I've not seen any real comparison between LessCSS and SCSS (i.e. the new Sass syntax that became available with Sass version 3.0) There were some real differences before that, but that's not nearly so clear to me anymore.

At present, we've decided that there's no reason to use LessCSS as we already use Haml and there's nothing that Less offers that gives us a reason to switch from recent versions of Sass. I'm not even sure what the differences are now.

2 comments

Replying to my own comment, but Chris Eppstein has put up a gist of some differences, both syntactical and semantic, between SCSS and LessCSS. They are very, very similar to each other now, as I thought.

https://gist.github.com/674726

Have you found that it produces stylesheets that are noticeably larger than what you would have written in just CSS?
My experience has been the opposite - stylesheets get smaller, because there's less repetition and fewer wasted styles. CSS has a really nasty habit of ballooning over time into an unholy tarpit of selectors and overrides and exceptions, especially when you're working with multiple people in the code.

Any bloat caused by the more verbose selectors seems to be easily offset by the lack of repetition, and the maintenance is orders of magnitude easier to manage. At the end of the day, you're still talking about maybe a couple of extra kb, which ends up being a negligible number of bytes post-gzip. In exchange, you get massively easier-to-manage stylesheets and a whole lot less developer time spent to make things happen.

Over the past couple of weeks, I've been refactoring a very large stylesheet with SASS.

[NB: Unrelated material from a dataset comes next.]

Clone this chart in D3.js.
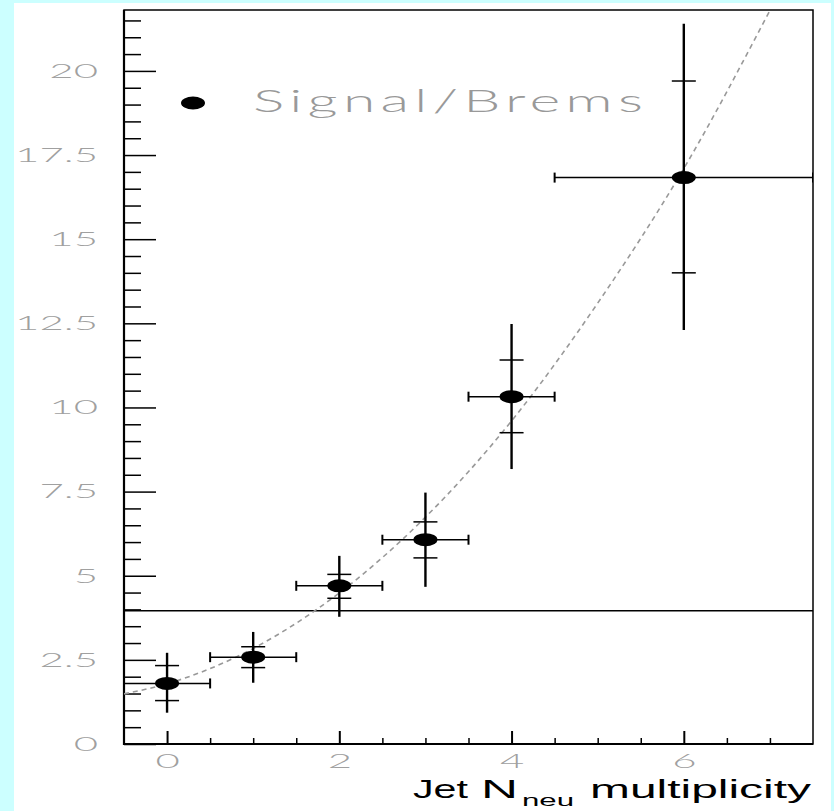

  Original size: 138.8k (gz: 23.5k, 16.9% original size)
  Sass-generated size: 105.9k (gz: 18.2k, 17.1% original size)
Very, very easily worth the transition, and as a bonus, the stylesheet is factored into a bunch of partials, each relevant to different parts of the site, so when I want to tweak something in comments, I just open _comments.sass and hack there, rather than trying to find the right section in a monolithic stylesheet.
In my experience, no. After generating the CSS, we run it through YUI compressor for the deployed version. Any size differences remaining are measurable in bytes, and the ability to truly refactor our stylesheets more than makes up for that small difference.